**Data excerpt**
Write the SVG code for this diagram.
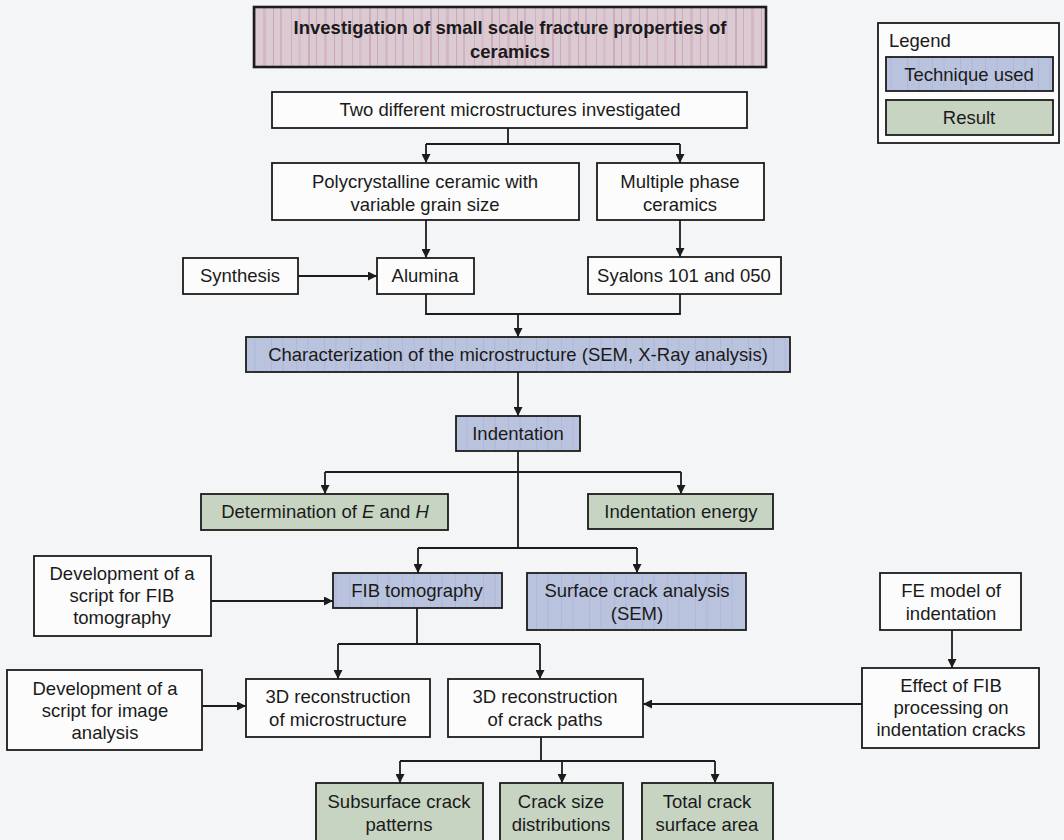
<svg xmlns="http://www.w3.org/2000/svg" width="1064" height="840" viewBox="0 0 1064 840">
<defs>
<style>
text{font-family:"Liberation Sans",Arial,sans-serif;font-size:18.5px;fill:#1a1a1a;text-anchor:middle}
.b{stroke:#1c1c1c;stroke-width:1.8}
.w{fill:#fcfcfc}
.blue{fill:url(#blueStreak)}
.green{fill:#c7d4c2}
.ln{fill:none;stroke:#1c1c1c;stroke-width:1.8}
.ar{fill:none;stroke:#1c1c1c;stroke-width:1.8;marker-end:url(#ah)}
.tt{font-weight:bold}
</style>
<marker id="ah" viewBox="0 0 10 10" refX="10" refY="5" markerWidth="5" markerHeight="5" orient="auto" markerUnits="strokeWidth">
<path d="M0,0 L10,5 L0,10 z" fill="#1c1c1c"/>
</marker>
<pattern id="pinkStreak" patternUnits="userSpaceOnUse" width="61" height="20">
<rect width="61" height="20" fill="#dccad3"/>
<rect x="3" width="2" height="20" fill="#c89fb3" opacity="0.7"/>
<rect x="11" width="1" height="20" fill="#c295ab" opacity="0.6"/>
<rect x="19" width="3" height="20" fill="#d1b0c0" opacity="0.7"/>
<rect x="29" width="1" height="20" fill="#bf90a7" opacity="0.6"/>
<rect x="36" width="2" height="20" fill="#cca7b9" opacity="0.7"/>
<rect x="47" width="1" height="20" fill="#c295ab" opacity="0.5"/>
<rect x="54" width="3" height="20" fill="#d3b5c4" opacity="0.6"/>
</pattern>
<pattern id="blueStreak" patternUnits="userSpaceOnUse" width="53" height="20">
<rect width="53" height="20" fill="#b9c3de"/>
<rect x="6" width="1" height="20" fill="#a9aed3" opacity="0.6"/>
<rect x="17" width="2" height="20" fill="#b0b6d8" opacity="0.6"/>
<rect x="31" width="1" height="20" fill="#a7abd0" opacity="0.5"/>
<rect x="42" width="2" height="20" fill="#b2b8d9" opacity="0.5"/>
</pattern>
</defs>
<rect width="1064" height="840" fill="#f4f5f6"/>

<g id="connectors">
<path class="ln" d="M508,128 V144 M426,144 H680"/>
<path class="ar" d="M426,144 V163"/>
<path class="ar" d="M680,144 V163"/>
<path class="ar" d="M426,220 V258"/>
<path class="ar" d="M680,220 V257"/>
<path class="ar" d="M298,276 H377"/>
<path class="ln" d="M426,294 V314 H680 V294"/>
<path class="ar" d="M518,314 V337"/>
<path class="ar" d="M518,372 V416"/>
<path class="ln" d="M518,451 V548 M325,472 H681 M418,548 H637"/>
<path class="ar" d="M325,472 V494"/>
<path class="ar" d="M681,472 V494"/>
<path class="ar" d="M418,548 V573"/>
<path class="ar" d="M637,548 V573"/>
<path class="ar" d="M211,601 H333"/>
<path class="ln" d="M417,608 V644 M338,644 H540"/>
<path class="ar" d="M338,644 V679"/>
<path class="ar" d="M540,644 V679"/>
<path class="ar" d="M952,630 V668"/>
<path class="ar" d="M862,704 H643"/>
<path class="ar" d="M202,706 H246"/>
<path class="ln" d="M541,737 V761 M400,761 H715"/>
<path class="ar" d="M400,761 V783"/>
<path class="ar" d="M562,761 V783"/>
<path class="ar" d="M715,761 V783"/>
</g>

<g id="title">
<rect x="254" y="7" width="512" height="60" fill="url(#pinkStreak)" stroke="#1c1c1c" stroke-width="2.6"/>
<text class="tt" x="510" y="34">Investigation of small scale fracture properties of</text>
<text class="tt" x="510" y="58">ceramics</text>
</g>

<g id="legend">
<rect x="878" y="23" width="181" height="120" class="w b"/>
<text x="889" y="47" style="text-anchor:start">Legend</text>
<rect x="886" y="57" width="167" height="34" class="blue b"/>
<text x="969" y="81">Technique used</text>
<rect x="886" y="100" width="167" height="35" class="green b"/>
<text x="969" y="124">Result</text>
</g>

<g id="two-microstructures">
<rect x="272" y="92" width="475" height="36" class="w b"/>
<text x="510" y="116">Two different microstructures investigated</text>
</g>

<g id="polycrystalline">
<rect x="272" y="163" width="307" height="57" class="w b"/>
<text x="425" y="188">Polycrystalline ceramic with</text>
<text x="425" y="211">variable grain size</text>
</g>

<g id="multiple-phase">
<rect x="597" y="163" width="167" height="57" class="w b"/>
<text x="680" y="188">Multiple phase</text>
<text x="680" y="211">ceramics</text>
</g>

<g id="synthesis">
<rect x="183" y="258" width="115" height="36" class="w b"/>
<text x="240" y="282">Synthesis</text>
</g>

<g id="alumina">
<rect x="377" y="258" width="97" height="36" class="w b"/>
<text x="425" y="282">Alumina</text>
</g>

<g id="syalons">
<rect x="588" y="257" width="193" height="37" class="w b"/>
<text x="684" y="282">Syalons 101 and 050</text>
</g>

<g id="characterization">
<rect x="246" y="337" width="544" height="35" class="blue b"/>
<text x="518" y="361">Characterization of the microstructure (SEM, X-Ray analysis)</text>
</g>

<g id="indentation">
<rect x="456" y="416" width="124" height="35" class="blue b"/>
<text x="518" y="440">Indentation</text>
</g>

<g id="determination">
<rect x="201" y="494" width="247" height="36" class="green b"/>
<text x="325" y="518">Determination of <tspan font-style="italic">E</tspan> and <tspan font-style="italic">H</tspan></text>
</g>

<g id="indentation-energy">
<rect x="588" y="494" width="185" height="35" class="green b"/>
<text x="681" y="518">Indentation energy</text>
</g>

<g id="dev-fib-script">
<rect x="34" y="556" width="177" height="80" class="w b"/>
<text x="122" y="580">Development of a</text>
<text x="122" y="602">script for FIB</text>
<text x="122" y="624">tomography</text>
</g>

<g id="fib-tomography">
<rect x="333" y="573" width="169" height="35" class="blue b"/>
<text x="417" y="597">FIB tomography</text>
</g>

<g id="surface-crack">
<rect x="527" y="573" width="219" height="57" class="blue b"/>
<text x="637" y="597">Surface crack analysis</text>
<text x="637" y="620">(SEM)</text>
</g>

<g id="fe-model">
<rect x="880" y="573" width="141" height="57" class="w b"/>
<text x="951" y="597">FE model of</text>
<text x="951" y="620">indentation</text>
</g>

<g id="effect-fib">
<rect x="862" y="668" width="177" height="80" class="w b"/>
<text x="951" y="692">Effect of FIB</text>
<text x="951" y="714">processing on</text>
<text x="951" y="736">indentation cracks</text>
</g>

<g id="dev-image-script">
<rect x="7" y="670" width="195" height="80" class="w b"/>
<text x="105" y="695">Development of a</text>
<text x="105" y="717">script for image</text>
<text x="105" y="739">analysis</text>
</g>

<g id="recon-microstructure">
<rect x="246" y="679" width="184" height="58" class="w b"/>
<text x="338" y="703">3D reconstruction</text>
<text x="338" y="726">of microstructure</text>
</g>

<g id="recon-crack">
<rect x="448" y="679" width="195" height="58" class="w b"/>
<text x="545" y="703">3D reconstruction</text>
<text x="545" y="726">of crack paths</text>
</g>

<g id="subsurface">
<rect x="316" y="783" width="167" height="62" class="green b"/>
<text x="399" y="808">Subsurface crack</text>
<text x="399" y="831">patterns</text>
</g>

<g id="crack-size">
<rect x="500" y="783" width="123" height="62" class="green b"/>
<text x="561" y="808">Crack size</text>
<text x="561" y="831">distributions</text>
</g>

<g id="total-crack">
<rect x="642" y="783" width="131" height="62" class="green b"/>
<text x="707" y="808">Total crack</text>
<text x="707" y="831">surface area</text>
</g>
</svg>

**Required task**
Using the data above, print every line exactly, omitting pictures.

**Solution for this exercise**
Write the SVG code for this diagram.
<svg xmlns="http://www.w3.org/2000/svg" width="1064" height="840" viewBox="0 0 1064 840">
<defs>
<style>
text{font-family:"Liberation Sans",Arial,sans-serif;font-size:18.5px;fill:#1a1a1a;text-anchor:middle}
.b{stroke:#1c1c1c;stroke-width:1.8}
.w{fill:#fcfcfc}
.blue{fill:url(#blueStreak)}
.green{fill:#c7d4c2}
.ln{fill:none;stroke:#1c1c1c;stroke-width:1.8}
.ar{fill:none;stroke:#1c1c1c;stroke-width:1.8;marker-end:url(#ah)}
.tt{font-weight:bold}
</style>
<marker id="ah" viewBox="0 0 10 10" refX="10" refY="5" markerWidth="5" markerHeight="5" orient="auto" markerUnits="strokeWidth">
<path d="M0,0 L10,5 L0,10 z" fill="#1c1c1c"/>
</marker>
<pattern id="pinkStreak" patternUnits="userSpaceOnUse" width="61" height="20">
<rect width="61" height="20" fill="#dccad3"/>
<rect x="3" width="2" height="20" fill="#c89fb3" opacity="0.7"/>
<rect x="11" width="1" height="20" fill="#c295ab" opacity="0.6"/>
<rect x="19" width="3" height="20" fill="#d1b0c0" opacity="0.7"/>
<rect x="29" width="1" height="20" fill="#bf90a7" opacity="0.6"/>
<rect x="36" width="2" height="20" fill="#cca7b9" opacity="0.7"/>
<rect x="47" width="1" height="20" fill="#c295ab" opacity="0.5"/>
<rect x="54" width="3" height="20" fill="#d3b5c4" opacity="0.6"/>
</pattern>
<pattern id="blueStreak" patternUnits="userSpaceOnUse" width="53" height="20">
<rect width="53" height="20" fill="#b9c3de"/>
<rect x="6" width="1" height="20" fill="#a9aed3" opacity="0.6"/>
<rect x="17" width="2" height="20" fill="#b0b6d8" opacity="0.6"/>
<rect x="31" width="1" height="20" fill="#a7abd0" opacity="0.5"/>
<rect x="42" width="2" height="20" fill="#b2b8d9" opacity="0.5"/>
</pattern>
</defs>
<rect width="1064" height="840" fill="#f4f5f6"/>

<g id="connectors">
<path class="ln" d="M508,128 V144 M426,144 H680"/>
<path class="ar" d="M426,144 V163"/>
<path class="ar" d="M680,144 V163"/>
<path class="ar" d="M426,220 V258"/>
<path class="ar" d="M680,220 V257"/>
<path class="ar" d="M298,276 H377"/>
<path class="ln" d="M426,294 V314 H680 V294"/>
<path class="ar" d="M518,314 V337"/>
<path class="ar" d="M518,372 V416"/>
<path class="ln" d="M518,451 V548 M325,472 H681 M418,548 H637"/>
<path class="ar" d="M325,472 V494"/>
<path class="ar" d="M681,472 V494"/>
<path class="ar" d="M418,548 V573"/>
<path class="ar" d="M637,548 V573"/>
<path class="ar" d="M211,601 H333"/>
<path class="ln" d="M417,608 V644 M338,644 H540"/>
<path class="ar" d="M338,644 V679"/>
<path class="ar" d="M540,644 V679"/>
<path class="ar" d="M952,630 V668"/>
<path class="ar" d="M862,704 H643"/>
<path class="ar" d="M202,706 H246"/>
<path class="ln" d="M541,737 V761 M400,761 H715"/>
<path class="ar" d="M400,761 V783"/>
<path class="ar" d="M562,761 V783"/>
<path class="ar" d="M715,761 V783"/>
</g>

<g id="title">
<rect x="254" y="7" width="512" height="60" fill="url(#pinkStreak)" stroke="#1c1c1c" stroke-width="2.6"/>
<text class="tt" x="510" y="34">Investigation of small scale fracture properties of</text>
<text class="tt" x="510" y="58">ceramics</text>
</g>

<g id="legend">
<rect x="878" y="23" width="181" height="120" class="w b"/>
<text x="889" y="47" style="text-anchor:start">Legend</text>
<rect x="886" y="57" width="167" height="34" class="blue b"/>
<text x="969" y="81">Technique used</text>
<rect x="886" y="100" width="167" height="35" class="green b"/>
<text x="969" y="124">Result</text>
</g>

<g id="two-microstructures">
<rect x="272" y="92" width="475" height="36" class="w b"/>
<text x="510" y="116">Two different microstructures investigated</text>
</g>

<g id="polycrystalline">
<rect x="272" y="163" width="307" height="57" class="w b"/>
<text x="425" y="188">Polycrystalline ceramic with</text>
<text x="425" y="211">variable grain size</text>
</g>

<g id="multiple-phase">
<rect x="597" y="163" width="167" height="57" class="w b"/>
<text x="680" y="188">Multiple phase</text>
<text x="680" y="211">ceramics</text>
</g>

<g id="synthesis">
<rect x="183" y="258" width="115" height="36" class="w b"/>
<text x="240" y="282">Synthesis</text>
</g>

<g id="alumina">
<rect x="377" y="258" width="97" height="36" class="w b"/>
<text x="425" y="282">Alumina</text>
</g>

<g id="syalons">
<rect x="588" y="257" width="193" height="37" class="w b"/>
<text x="684" y="282">Syalons 101 and 050</text>
</g>

<g id="characterization">
<rect x="246" y="337" width="544" height="35" class="blue b"/>
<text x="518" y="361">Characterization of the microstructure (SEM, X-Ray analysis)</text>
</g>

<g id="indentation">
<rect x="456" y="416" width="124" height="35" class="blue b"/>
<text x="518" y="440">Indentation</text>
</g>

<g id="determination">
<rect x="201" y="494" width="247" height="36" class="green b"/>
<text x="325" y="518">Determination of <tspan font-style="italic">E</tspan> and <tspan font-style="italic">H</tspan></text>
</g>

<g id="indentation-energy">
<rect x="588" y="494" width="185" height="35" class="green b"/>
<text x="681" y="518">Indentation energy</text>
</g>

<g id="dev-fib-script">
<rect x="34" y="556" width="177" height="80" class="w b"/>
<text x="122" y="580">Development of a</text>
<text x="122" y="602">script for FIB</text>
<text x="122" y="624">tomography</text>
</g>

<g id="fib-tomography">
<rect x="333" y="573" width="169" height="35" class="blue b"/>
<text x="417" y="597">FIB tomography</text>
</g>

<g id="surface-crack">
<rect x="527" y="573" width="219" height="57" class="blue b"/>
<text x="637" y="597">Surface crack analysis</text>
<text x="637" y="620">(SEM)</text>
</g>

<g id="fe-model">
<rect x="880" y="573" width="141" height="57" class="w b"/>
<text x="951" y="597">FE model of</text>
<text x="951" y="620">indentation</text>
</g>

<g id="effect-fib">
<rect x="862" y="668" width="177" height="80" class="w b"/>
<text x="951" y="692">Effect of FIB</text>
<text x="951" y="714">processing on</text>
<text x="951" y="736">indentation cracks</text>
</g>

<g id="dev-image-script">
<rect x="7" y="670" width="195" height="80" class="w b"/>
<text x="105" y="695">Development of a</text>
<text x="105" y="717">script for image</text>
<text x="105" y="739">analysis</text>
</g>

<g id="recon-microstructure">
<rect x="246" y="679" width="184" height="58" class="w b"/>
<text x="338" y="703">3D reconstruction</text>
<text x="338" y="726">of microstructure</text>
</g>

<g id="recon-crack">
<rect x="448" y="679" width="195" height="58" class="w b"/>
<text x="545" y="703">3D reconstruction</text>
<text x="545" y="726">of crack paths</text>
</g>

<g id="subsurface">
<rect x="316" y="783" width="167" height="62" class="green b"/>
<text x="399" y="808">Subsurface crack</text>
<text x="399" y="831">patterns</text>
</g>

<g id="crack-size">
<rect x="500" y="783" width="123" height="62" class="green b"/>
<text x="561" y="808">Crack size</text>
<text x="561" y="831">distributions</text>
</g>

<g id="total-crack">
<rect x="642" y="783" width="131" height="62" class="green b"/>
<text x="707" y="808">Total crack</text>
<text x="707" y="831">surface area</text>
</g>
</svg>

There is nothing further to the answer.